(Grade II listed in 1956 as "no's 10 and 12")
All three of these cottages, along with no.6, are described in the listings register as "18th century with much refenestration", which is the technical way of saying that the windows have been altered since the cottages were built. It's a word that crops up quite a lot in the register.
No 12, on the left, has always been a private house, occupied by Mr Limm who worked for the Estate and as a chimney sweep (the last resident sweep in the village), then by Roger Pitman, a professional musician in the UK and overseas, from 1990 to 1995. It must be one of the smallest cottages in the village, consisting of a single room on each floor with lean-to extensions at the back to provide a kitchen, shower room and toilet. The garden is perhaps three times the size of the cottage. The house has been re-thatched since 1973, and no longer has the dipped overhang above the door. The present occupant is an artist working in a variety of media.

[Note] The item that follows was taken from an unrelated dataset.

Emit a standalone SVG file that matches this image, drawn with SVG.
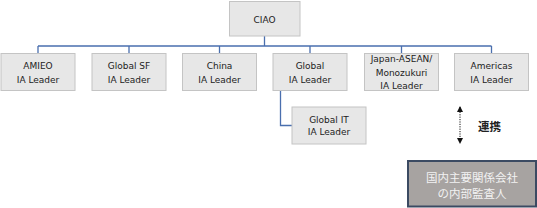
<svg xmlns="http://www.w3.org/2000/svg" width="537" height="208" viewBox="0 0 537 208">
<style>
.box{fill:#e7e7e7;stroke:#c4c4c4;stroke-width:1}
.t{font-family:"DejaVu Sans",Verdana,sans-serif;font-size:9px;fill:#222;text-anchor:middle}
.ln{fill:none;stroke:#4a6fae;stroke-width:1.3}
.jp{font-family:"Noto Sans CJK JP",sans-serif;text-anchor:middle}
</style>
<defs>
<marker id="ah" viewBox="0 0 6 6" refX="5" refY="3" markerWidth="6" markerHeight="6" orient="auto-start-reverse" markerUnits="userSpaceOnUse">
<path d="M0,0 L6,3 L0,6 z" fill="#111"/>
</marker>
</defs>
<g id="connectors">
<path class="ln" d="M264.5,36 V46 M38,46 H491.5 M38,46 V54 M129,46 V54 M219.5,46 V54 M310,46 V54 M401.5,46 V54 M491.5,46 V54"/>
<path class="ln" d="M280.5,90.5 V125.5 H292"/>
<line x1="460" y1="107" x2="460" y2="143" stroke="#111" stroke-width="1" stroke-dasharray="1.2,1.2" marker-start="url(#ah)" marker-end="url(#ah)"/>
</g>
<g id="ciao"><rect class="box" x="229.5" y="1.5" width="70.5" height="34.5"/><text class="t" x="264.5" y="22.5">CIAO</text></g>
<g id="amieo"><rect class="box" x="1" y="53.5" width="74" height="37"/><text class="t" x="38" y="69">AMIEO</text><text class="t" x="38" y="82.5">IA Leader</text></g>
<g id="globalsf"><rect class="box" x="92" y="53.5" width="74" height="37"/><text class="t" x="129" y="69">Global SF</text><text class="t" x="129" y="82.5">IA Leader</text></g>
<g id="china"><rect class="box" x="182.5" y="53.5" width="74" height="37"/><text class="t" x="219.5" y="69">China</text><text class="t" x="219.5" y="82.5">IA Leader</text></g>
<g id="global"><rect class="box" x="273" y="53.5" width="74" height="37"/><text class="t" x="310" y="69">Global</text><text class="t" x="310" y="82.5">IA Leader</text></g>
<g id="japan"><rect class="box" x="364.5" y="53.5" width="74" height="37"/><text class="t" x="401.5" y="61.5">Japan-ASEAN/</text><text class="t" x="401.5" y="75.5">Monozukuri</text><text class="t" x="401.5" y="89">IA Leader</text></g>
<g id="americas"><rect class="box" x="454.5" y="53.5" width="74" height="37"/><text class="t" x="491.5" y="69">Americas</text><text class="t" x="491.5" y="82.5">IA Leader</text></g>
<g id="globalit"><rect class="box" x="292" y="107" width="74" height="37"/><text class="t" x="329" y="122.5">Global IT</text><text class="t" x="329" y="135">IA Leader</text></g>
<g id="renkei"><text class="jp" x="489.5" y="131" font-size="11.5" font-weight="bold" fill="#222">連携</text></g>
<g id="auditors"><rect x="408" y="161" width="128" height="45.5" fill="#a7a3a1" stroke="#3b4a62" stroke-width="2"/><text class="jp" x="472" y="181.5" font-size="11.5" fill="#f2f2f2">国内主要関係会社</text><text class="jp" x="472" y="197.5" font-size="11.5" fill="#f2f2f2">の内部監査人</text></g>
</svg>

No 10, in the centre, has been a sign-writer's studio, where customers could also buy glassware from the business at Wheelwrights after no. 14 changed hands in 1989. From 1994 to 2004, it was the home of "Abbotsbury Bears and Friends", opened by the then owners of the Old School House Tea Rooms in the square. After lying empty for a year or more (with its sign still visible in the right-hand photograph), it was taken over as a photographer's studio and crafts gallery in 2006, and now operates as the Graham V Bundy Gallery. It has also been re-thatched, presumably at the same time as no. 12 ~ the ridge of the new thatch is considerably lower than the original, perhaps because the original thatch would have been built up, layer upon layer, over the years until it became simply too thick and too heavy for the roof timbers. Compare the roof line in the left-hand picture with that on the right. The new. straighter, edge of thatch has meant that this cottage no longer has the picturesque "eyebrows" over the first floor windows.
No.8, on the right (only just included in the Appreciation photograph, above left) has, since 1973, been incorporated into a single house with 6 Rodden Row and greatly modernised since the late 1990's.